RAW DATA ->
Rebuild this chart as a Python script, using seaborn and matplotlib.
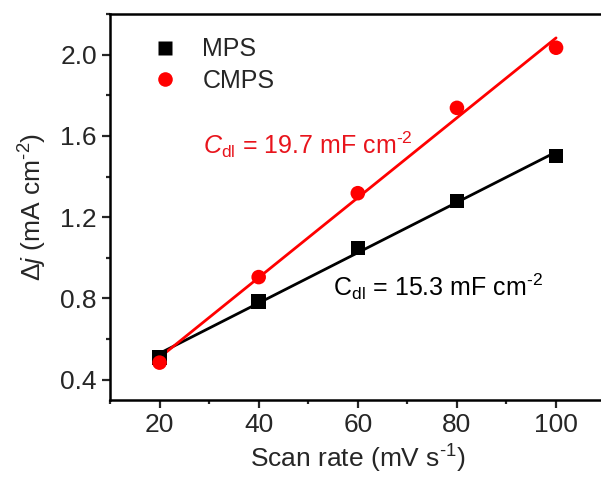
import numpy as np
import pandas as pd
import matplotlib
matplotlib.use("Agg")
import matplotlib.pyplot as plt
import seaborn as sns
from matplotlib.ticker import MultipleLocator

scan_rate = [20, 40, 60, 80, 100]
mps = [0.510, 0.786, 1.048, 1.280, 1.502]
cmps = [0.484, 0.905, 1.318, 1.738, 2.034]
colors = {"MPS": "black", "CMPS": "#ff0000"}
markers = {"MPS": "s", "CMPS": "o"}
label_mps = r"$\mathrm{C}_{\rm dl}$ = 15.3 mF cm$^{\text{-2}}$"
label_cmps = r"$C_{\rm dl}$ = 19.7 mF cm$^{\text{-2}}$"

df = pd.DataFrame({
    "x": scan_rate * 2,
    "y": mps + cmps,
    "sample": ["MPS"] * 5 + ["CMPS"] * 5,
})

sns.set_theme(style="ticks")
plt.rcParams["font.family"] = ["Liberation Sans", "DejaVu Sans"]
plt.rcParams["mathtext.fontset"] = "custom"
plt.rcParams["mathtext.rm"] = "Liberation Sans"
plt.rcParams["mathtext.it"] = "Liberation Sans:italic"
plt.rcParams["mathtext.bf"] = "Liberation Sans:bold"

fs = 19
fig = plt.figure(figsize=(6.01, 4.88), dpi=100)
ax = fig.add_axes([0.183, 0.1803, 1.0077 - 0.183, 0.9713 - 0.1803])

for name, vals in (("MPS", mps), ("CMPS", cmps)):
    sns.regplot(x=scan_rate, y=vals, ax=ax, ci=None, scatter=False,
                color=colors[name], line_kws={"lw": 2.0})

sns.scatterplot(data=df, x="x", y="y", hue="sample", style="sample",
                markers=markers, palette=colors, s=110, edgecolor="none",
                ax=ax, zorder=5)

ax.set_xlim(10, 110)
ax.set_ylim(0.3, 2.2)
ax.set_xticks([20, 40, 60, 80, 100])
ax.set_yticks([0.4, 0.8, 1.2, 1.6, 2.0])
ax.set_yticklabels(["0.4", "0.8", "1.2", "1.6", "2.0"])
ax.xaxis.set_minor_locator(MultipleLocator(10))
ax.yaxis.set_minor_locator(MultipleLocator(0.2))
ax.tick_params(which="major", direction="out", length=5.5, width=1.6, labelsize=fs, pad=4)
ax.tick_params(which="minor", direction="out", length=3.2, width=1.6)
for sp in ax.spines.values():
    sp.set_linewidth(1.8)
    sp.set_color("black")
ax.spines["right"].set_visible(False)

ax.set_xlabel("Scan rate (mV s$^{\\text{-1}}$)", fontsize=fs, labelpad=4)
ax.set_ylabel(r"Δ$j$ (mA cm$^{\text{-2}}$)", fontsize=fs, labelpad=8)

ax.text(28.8, 1.556, label_cmps, color="#e8141c", fontsize=18, va="center", ha="left")
ax.text(55.0, 0.856, label_mps, color="black", fontsize=18, va="center", ha="left")

leg = ax.legend(loc="upper left", bbox_to_anchor=(0.04, 0.998), frameon=False,
                fontsize=18, handlelength=1.0, handletextpad=1.0,
                labelspacing=0.3, markerscale=1.0, title=None)

fig.savefig("out.png", dpi=100)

STATED PROBLEM ->
Using the data above, print every line exactly, omitting pictures.

THE OUTPUT ->
Rebuild this chart as a Python script, using seaborn and matplotlib.
import numpy as np
import pandas as pd
import matplotlib
matplotlib.use("Agg")
import matplotlib.pyplot as plt
import seaborn as sns
from matplotlib.ticker import MultipleLocator

scan_rate = [20, 40, 60, 80, 100]
mps = [0.510, 0.786, 1.048, 1.280, 1.502]
cmps = [0.484, 0.905, 1.318, 1.738, 2.034]
colors = {"MPS": "black", "CMPS": "#ff0000"}
markers = {"MPS": "s", "CMPS": "o"}
label_mps = r"$\mathrm{C}_{\rm dl}$ = 15.3 mF cm$^{\text{-2}}$"
label_cmps = r"$C_{\rm dl}$ = 19.7 mF cm$^{\text{-2}}$"

df = pd.DataFrame({
    "x": scan_rate * 2,
    "y": mps + cmps,
    "sample": ["MPS"] * 5 + ["CMPS"] * 5,
})

sns.set_theme(style="ticks")
plt.rcParams["font.family"] = ["Liberation Sans", "DejaVu Sans"]
plt.rcParams["mathtext.fontset"] = "custom"
plt.rcParams["mathtext.rm"] = "Liberation Sans"
plt.rcParams["mathtext.it"] = "Liberation Sans:italic"
plt.rcParams["mathtext.bf"] = "Liberation Sans:bold"

fs = 19
fig = plt.figure(figsize=(6.01, 4.88), dpi=100)
ax = fig.add_axes([0.183, 0.1803, 1.0077 - 0.183, 0.9713 - 0.1803])

for name, vals in (("MPS", mps), ("CMPS", cmps)):
    sns.regplot(x=scan_rate, y=vals, ax=ax, ci=None, scatter=False,
                color=colors[name], line_kws={"lw": 2.0})

sns.scatterplot(data=df, x="x", y="y", hue="sample", style="sample",
                markers=markers, palette=colors, s=110, edgecolor="none",
                ax=ax, zorder=5)

ax.set_xlim(10, 110)
ax.set_ylim(0.3, 2.2)
ax.set_xticks([20, 40, 60, 80, 100])
ax.set_yticks([0.4, 0.8, 1.2, 1.6, 2.0])
ax.set_yticklabels(["0.4", "0.8", "1.2", "1.6", "2.0"])
ax.xaxis.set_minor_locator(MultipleLocator(10))
ax.yaxis.set_minor_locator(MultipleLocator(0.2))
ax.tick_params(which="major", direction="out", length=5.5, width=1.6, labelsize=fs, pad=4)
ax.tick_params(which="minor", direction="out", length=3.2, width=1.6)
for sp in ax.spines.values():
    sp.set_linewidth(1.8)
    sp.set_color("black")
ax.spines["right"].set_visible(False)

ax.set_xlabel("Scan rate (mV s$^{\\text{-1}}$)", fontsize=fs, labelpad=4)
ax.set_ylabel(r"Δ$j$ (mA cm$^{\text{-2}}$)", fontsize=fs, labelpad=8)

ax.text(28.8, 1.556, label_cmps, color="#e8141c", fontsize=18, va="center", ha="left")
ax.text(55.0, 0.856, label_mps, color="black", fontsize=18, va="center", ha="left")

leg = ax.legend(loc="upper left", bbox_to_anchor=(0.04, 0.998), frameon=False,
                fontsize=18, handlelength=1.0, handletextpad=1.0,
                labelspacing=0.3, markerscale=1.0, title=None)

fig.savefig("out.png", dpi=100)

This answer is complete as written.